Anaheim has had a rough 2021 at the bottom of the West division, currently ranking 30th in goals (though they’ve improved lately), 31st on the power play (a position the Wild can relate to) and 24th in goals against. Meanwhile, the Wild have been top ten in goals for and against for most of the season (though they’ve slumped just a bit to 11th in scoring), and their much-maligned power play has improved to 22nd over the last couple months.
In the nets, Dean Evason has said that Kaapo Kahkonen will get the first start of the back-to-back, while Eakins has confirmed that John Gibson will go for the Ducks.
Can the Wild take advantage of the wounded Ducks? Puck drops at 7 p.m.
Can the Wild keep up the energy or will they play down to their opponents level?
One might think that a series against the cellar-dwelling Anaheim Ducks might be just what the Minnesota Wild need - a beatable opponent where they can regain some confidence and coast to victory.
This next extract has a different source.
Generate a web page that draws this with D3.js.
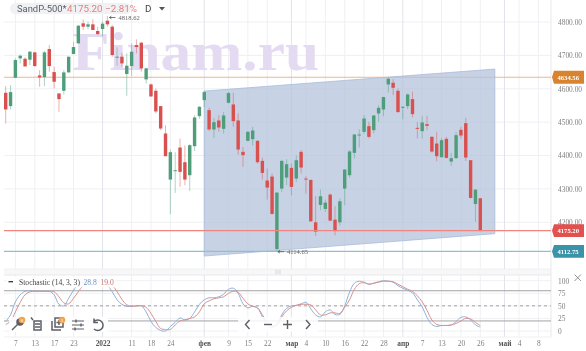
<!DOCTYPE html>
<html><head><meta charset="utf-8">
<script src="https://cdn.jsdelivr.net/npm/d3@7/dist/d3.min.js"></script>
<style>
html,body{margin:0;padding:0;background:#fff;overflow:hidden}
svg{display:block;filter:blur(0.45px)}
text{font-family:"Liberation Serif",serif}
</style></head><body>
<svg id="c" width="586" height="351"></svg>
<script>
const opens=[4588,4548,4633,4691,4690,4687,4709,4640,4635,4719,4650,4586,4594,4649,4704,4736,4796,4786,4793,4773,4779,4804,4786,4694,4696,4644,4668,4731,4738,4628,4613,4594,4548,4466,4328,4354,4424,4380,4341,4428,4518,4566,4536,4478,4505,4480,4558,4553,4505,4411,4444,4449,4444,4384,4325,4337,4120,4301,4334,4363,4331,4411,4331,4327,4200,4252,4240,4283,4208,4200,4301,4341,4408,4460,4471,4488,4476,4526,4538,4613,4618,4594,4544,4548,4569,4483,4473,4494,4456,4436,4395,4450,4382,4392,4477,4497,4386,4255,4272];
const highs=[4608,4611,4691,4703,4694,4713,4711,4656,4714,4731,4666,4586,4656,4696,4741,4791,4808,4801,4808,4786,4801,4818,4791,4724,4708,4706,4736,4748,4741,4663,4616,4601,4548,4491,4418,4410,4451,4430,4434,4521,4548,4594,4543,4512,4521,4531,4591,4588,4526,4426,4473,4486,4446,4394,4361,4346,4291,4386,4389,4376,4401,4416,4338,4328,4278,4298,4268,4286,4248,4271,4359,4416,4464,4479,4521,4501,4521,4551,4576,4634,4629,4601,4548,4586,4591,4501,4519,4519,4458,4471,4453,4456,4408,4471,4486,4513,4386,4298,4273];
const lows=[4496,4538,4633,4676,4666,4671,4666,4606,4608,4651,4601,4531,4583,4649,4704,4736,4776,4778,4776,4761,4756,4786,4696,4669,4666,4579,4638,4706,4651,4616,4576,4526,4476,4398,4224,4288,4306,4311,4294,4414,4510,4544,4474,4453,4471,4466,4556,4486,4403,4366,4443,4430,4376,4328,4268,4223,4115,4291,4311,4281,4321,4346,4286,4201,4159,4236,4231,4203,4161,4190,4251,4334,4391,4424,4466,4451,4466,4501,4518,4589,4581,4529,4508,4539,4514,4451,4451,4476,4409,4383,4394,4391,4369,4391,4451,4384,4271,4201,4175];
const closes=[4538,4590,4686,4699,4667,4711,4668,4634,4709,4668,4621,4569,4649,4696,4725,4789,4786,4793,4776,4764,4795,4793,4701,4696,4676,4669,4711,4725,4661,4661,4577,4532,4481,4398,4410,4356,4351,4328,4431,4514,4546,4590,4478,4500,4484,4520,4587,4503,4418,4401,4471,4475,4380,4348,4304,4225,4289,4384,4374,4306,4386,4364,4328,4203,4172,4278,4259,4205,4174,4263,4358,4412,4463,4463,4511,4456,4520,4543,4575,4630,4603,4530,4546,4583,4524,4480,4499,4489,4412,4398,4446,4393,4392,4461,4460,4394,4273,4298,4175.20];
const kValues=[19,32,58,72,79,80,79,79,79,79,72,53,50,65,81,93,98,99,99,98,98,91,78,62,53,49,49,50,50,38,19,7,1,0,9,17,26,22,25,38,53,62,66,66,68,73,83,85,75,54,46,49,46,28,12,7,13,32,45,50,51,54,57,44,32,28,38,42,33,33,50,77,95,99,97,93,95,98,100,99,97,90,85,81,76,62,48,27,13,9,11,11,12,19,27,28,22,12,8];
const dValues=[13,19,38,57,72,78,79,79,79,79,78,68,56,54,65,78,90,95,98,99,99,98,91,78,63,52,49,50,50,47,35,19,5,3,3,12,20,22,25,28,38,54,60,64,66,68,75,79,77,65,54,49,46,32,19,11,12,28,40,47,51,53,53,52,42,32,32,36,36,35,47,62,83,94,96,93,95,97,99,99,98,93,88,83,79,70,58,41,22,13,11,11,12,15,20,25,24,17,11];
const xTickIndex=[2,6,10,14,20,26,30,34,41,46,50,54,59,62,66,70,74,78,82,86,90,94,98,103,106,110];
const xTickLabels=["7","13","17","23","2022","11","18","24","фев","9","15","22","мар","4","10","16","22","28","апр","7","13","20","26","май","4","8"];
const majorLabels=["2022","фев","мар","апр","май"];
const priceTicks=[4800,4700,4600,4500,4400,4300,4200];
const stochTicks=[100,75,50,25,0];
const channelIdx=[41,101,101,41];
const channelPrice=[4593,4659,4166,4099];
const priceLevels=[4634.56,4175.20,4112.75];
const levelLine=["#f2b48a","#f0847e","#8cc2cf"];
const levelTag=["#d9832e","#e0514f","#3a93a9"];

const svg=d3.select("#c");
const left=4,right=551;
const x=d3.scaleLinear().domain([0,98]).range([5.7,480.3]);
const y=d3.scaleLinear().domain([4800,4200]).range([22,222.3]);
const s=d3.scaleLinear().domain([100,0]).range([280.7,331]);
const grid="#eff0f3";

// separator band
svg.append("rect").attr("x",left).attr("y",269).attr("width",right-left).attr("height",6).attr("fill","#f7f7f8");
svg.append("rect").attr("x",275).attr("y",269.5).attr("width",6).attr("height",5).attr("fill","#e6e8ec");

// grids
svg.selectAll(".h1").data(priceTicks).join("line").attr("x1",left).attr("x2",right).attr("y1",d=>y(d)).attr("y2",d=>y(d)).attr("stroke",grid);
svg.append("line").attr("x1",left).attr("x2",right).attr("y1",269).attr("y2",269).attr("stroke",grid);
svg.selectAll(".h2").data(stochTicks).join("line").attr("x1",left).attr("x2",right).attr("y1",d=>s(d)).attr("y2",d=>s(d)).attr("stroke",grid);
[[0,269],[275,337]].forEach(([a,b])=>{
  svg.selectAll(null).data(xTickIndex).join("line")
    .attr("x1",d=>x(d)).attr("x2",d=>x(d)).attr("y1",a).attr("y2",b)
    .attr("stroke",(d,i)=>majorLabels.includes(xTickLabels[i])?"#e2e4e9":grid);
});
svg.append("line").attr("x1",right).attr("x2",right).attr("y1",0).attr("y2",337).attr("stroke","#e8e9ed");
svg.append("line").attr("x1",left).attr("x2",right).attr("y1",275).attr("y2",275).attr("stroke","#e8e9ed");
svg.append("line").attr("x1",left).attr("x2",right).attr("y1",337).attr("y2",337).attr("stroke","#eff0f3");

// watermark
svg.append("text").attr("x",72).attr("y",70).text("Finam.ru")
  .attr("font-size",54).attr("font-weight",700).attr("textLength",247).attr("lengthAdjust","spacingAndGlyphs").attr("fill","#e4dbf2")
  .style("font-family","'Liberation Serif',serif");

// orange level under channel
svg.append("line").attr("x1",left).attr("x2",right).attr("y1",y(priceLevels[0])).attr("y2",y(priceLevels[0])).attr("stroke",levelLine[0]).attr("stroke-width",1.2);

// channel
svg.append("polygon")
  .attr("points",channelIdx.map((d,i)=>[x(d),y(channelPrice[i])].join(",")).join(" "))
  .attr("fill","#b4c3dc").attr("fill-opacity",.75).attr("stroke","#a9bcda").attr("stroke-width",.8);

// candles
const up="#4e9d7b",down="#d9504e";
const idx=d3.range(opens.length);
svg.selectAll(".w").data(idx).join("line")
  .attr("x1",i=>x(i)).attr("x2",i=>x(i)).attr("y1",i=>y(highs[i])).attr("y2",i=>y(lows[i]))
  .attr("stroke",i=>closes[i]>=opens[i]?up:down).attr("stroke-opacity",.45).attr("stroke-width",1);
svg.selectAll(".b").data(idx).join("rect")
  .attr("x",i=>x(i)-1.7).attr("width",3.4)
  .attr("y",i=>y(Math.max(opens[i],closes[i])))
  .attr("height",i=>Math.max(1,Math.abs(y(opens[i])-y(closes[i]))))
  .attr("fill",i=>closes[i]>=opens[i]?up:down);

// other levels
[1,2].forEach(k=>svg.append("line").attr("x1",left).attr("x2",right).attr("y1",y(priceLevels[k])).attr("y2",y(priceLevels[k])).attr("stroke",levelLine[k]).attr("stroke-width",1.2));

// axes
const yAxis=d3.axisRight(y).tickValues(priceTicks).tickSize(0).tickPadding(0).tickFormat(d3.format(".2f"));
const yG=svg.append("g").attr("transform","translate(558,0)").call(yAxis);
yG.select(".domain").remove();
yG.selectAll("text").attr("font-size",7.4).attr("fill","#808080").style("font-family","'Liberation Serif',serif");
const sAxis=d3.axisRight(s).tickValues(stochTicks).tickSize(0).tickPadding(0);
const sG=svg.append("g").attr("transform","translate(558,0)").call(sAxis);
sG.select(".domain").remove();
sG.selectAll("text").attr("font-size",7.4).attr("fill","#808080").style("font-family","'Liberation Serif',serif");
const xAxis=d3.axisBottom(x).tickValues(xTickIndex).tickSize(0).tickPadding(0).tickFormat((d,i)=>xTickLabels[i]);
const xG=svg.append("g").attr("transform","translate(0,340.5)").call(xAxis);
xG.select(".domain").remove();
xG.selectAll("text").attr("font-size",7.4).attr("fill",(d,i)=>majorLabels.includes(xTickLabels[i])?"#555":"#808080")
  .attr("font-weight",(d,i)=>majorLabels.includes(xTickLabels[i])?700:400).style("font-family","'Liberation Serif',serif");

// price tags (drawn after the axis: the 4200 tick sits half behind the red tag)
priceLevels.forEach((p,k)=>{
  const c=y(p);
  svg.append("path").attr("d",`M552 ${c}L554 ${c-6.4}H584V${c+6.4}H554Z`).attr("fill",levelTag[k]);
  svg.append("text").attr("x",557.5).attr("y",c+2.4).text(p.toFixed(2)).attr("font-size",6.6).attr("font-weight",700).attr("fill","#fff");
});

// stochastic levels
[[80,""],[50,"3 3"],[20,""]].forEach(([v,dash])=>svg.append("line").attr("x1",left).attr("x2",right).attr("y1",s(v)).attr("y2",s(v))
  .attr("stroke","#a2a2a4").attr("stroke-width",1).attr("stroke-dasharray",dash));
const ln=vals=>d3.line().x((d,i)=>x(i)).y(d=>s(d)).curve(d3.curveCatmullRom)(vals);
svg.append("path").attr("d",ln(kValues)).attr("fill","none").attr("stroke","#8db0da").attr("stroke-width",1);
svg.append("path").attr("d",ln(dValues)).attr("fill","none").attr("stroke","#d8918c").attr("stroke-width",1);

// toolbar overlay
svg.append("rect").attr("x",9).attr("y",317).attr("width",99).attr("height",15).attr("fill","#fff").attr("fill-opacity",.9);
svg.append("rect").attr("x",238).attr("y",317).attr("width",80).attr("height",15).attr("fill","#fff").attr("fill-opacity",.85);
const icon="#5c5f66";
const ic=svg.append("g").attr("fill","none").attr("stroke",icon).attr("stroke-width",1.5);
ic.append("path").attr("d","M12 330L18 324");ic.append("circle").attr("cx",20).attr("cy",322).attr("r",3).attr("fill",icon);
ic.append("path").attr("d","M34 321H41V330H34ZM35 324H40M35 327H40M31 317.5L33 320");
ic.append("path").attr("d","M52 321V330H61M55 318H63V327H55ZM59 320V325M56.5 322.5H61.5");
ic.append("path").attr("d","M72 321H84M72 325H84M72 329H84").attr("stroke-width",1);
ic.append("path").attr("d","M76 319.5V322.5M81 323.5V326.5M75 327.5V330.5").attr("stroke-width",1.4);
ic.append("path").attr("d","M94 321.5A5.3 5.3 0 1 1 94 329M94 318.5V322.5H98");
const nav=svg.append("g").attr("fill","none").attr("stroke",icon).attr("stroke-width",1.4);
nav.append("path").attr("d","M249.5 320L245.5 324.5L249.5 329");
nav.append("path").attr("d","M264 324.5H272");
nav.append("path").attr("d","M283 324.5H292M287.5 320V329");
nav.append("path").attr("d","M306 320L310 324.5L306 329");
[[22,320,"0"],[62,320,"1"]].forEach(([cx,cy,t])=>{
  svg.append("circle").attr("cx",cx).attr("cy",cy).attr("r",3.3).attr("fill","#f0a350");
  svg.append("text").attr("x",cx).attr("y",cy+1.8).attr("text-anchor","middle").attr("font-size",5).attr("fill","#fff").text(t);
});

// legend
svg.append("rect").attr("x",6).attr("y",276.5).attr("width",109).attr("height",11).attr("fill","#fff").attr("fill-opacity",.9);
svg.append("line").attr("x1",8.5).attr("x2",13).attr("y1",281.7).attr("y2",281.7).attr("stroke","#333").attr("stroke-width",1.3);
const leg=(t,xx,c)=>svg.append("text").attr("x",xx).attr("y",284.5).attr("font-size",7.6).attr("fill",c).text(t);
leg("Stochastic (14, 3, 3)",19,"#444");
leg("28.8",83.5,"#6e93c6");
leg("19.0",100.5,"#c7746e");

// close cross
svg.append("path").attr("d","M574.5 274.5L581 281M581 274.5L574.5 281").attr("stroke","#888").attr("stroke-width",.9).attr("fill","none");

// header pill
svg.append("rect").attr("x",10).attr("y",3).attr("width",121).attr("height",11).attr("rx",5.5).attr("fill","#f0f1f4");
const head=(t,xx,fs,c)=>svg.append("text").attr("x",xx).attr("y",12).attr("font-size",fs).attr("fill",c).style("font-family","Roboto,sans-serif").text(t);
head("SandP-500*",17,9.4,"#5a5d64");
head("4175.20 −2.81%",67,9.8,"#e0837b");
head("D",145,9.8,"#444");
svg.append("path").attr("d","M159 7H165L162 10.5Z").attr("fill","#555");

// annotations
const note=(xx,yy,t)=>{
  svg.append("path").attr("d",`M${xx} ${yy}h6M${xx} ${yy}l2 -1.4M${xx} ${yy}l2 1.4`).attr("stroke","#555").attr("stroke-width",.8).attr("fill","none");
  svg.append("text").attr("x",xx+9).attr("y",yy+2.4).attr("font-size",6.6).attr("fill","#666").text(t);
};
note(x(21)+2,17.5,"4818.62");
note(x(56)+1,y(4115)+1,"4114.65");
</script>
</body></html>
Then again, if the Wild want to keep their foot on the gas pedal, maybe a speed bump like the Ducks will only serve to slow their roll as they head into the playoffs.
The Wild will want to avoid playing down to their opponents level and overpower a Ducks team that has had trouble scoring goals either at 5-on-5 or on the power play in 2021 - though they have been better lately. Key to that will be starting strong right off the opening puck drop. Will they be able to? Or will they fall into the trap of starting slow and needing another late-game comeback?
Can Kahkonen keep up his resurgance?
The Wild’s rookie goaltender has won his last three starts after rebounding for a rough patch that included a 9-1 loss against the Blues. Granted two of his most recent three wins came in efforts where Kahks’ save percentage barely eclipsed .900 and he allowed three goals in each. If Kahkonen is going to be a reliable playoff option to spell Cam Talbot should he need a break, a solid (maybe even shutout) victory might be just what the doctor ordered in terms of getting him heated up for the postseason.
Can the Wild get their red-hot power play back in action?
After Minnesota’s man advantage struggled early in the season, April was an absolute boon for the Wild’s special teams, scoring 17 goals on 42 opportunities for a conversion percentage of over 40%. But as hot as they were in April, lately they’ve cooled off considerably with only one power play goal in their last five games. But more than not being able to score on the power play, what’s been more concerning is the inability for the Wild to draw penatlies as regularily as they did earlier in the season. Is some of that because the refs are getting into postseason mode and pocketing their whistles? Possibly. But Minnesota still has to take advantage of the opportunities when they get them - and one goal in their last eight chances isn’t going to cut it.
The Ducks are one of the stingiest in giving up penalty minutes, ranking 23rd in penalty minutes allowed per game. Minnesota will have to take advantage of whatver chances they get - which will be another good test of their postseason gameplan.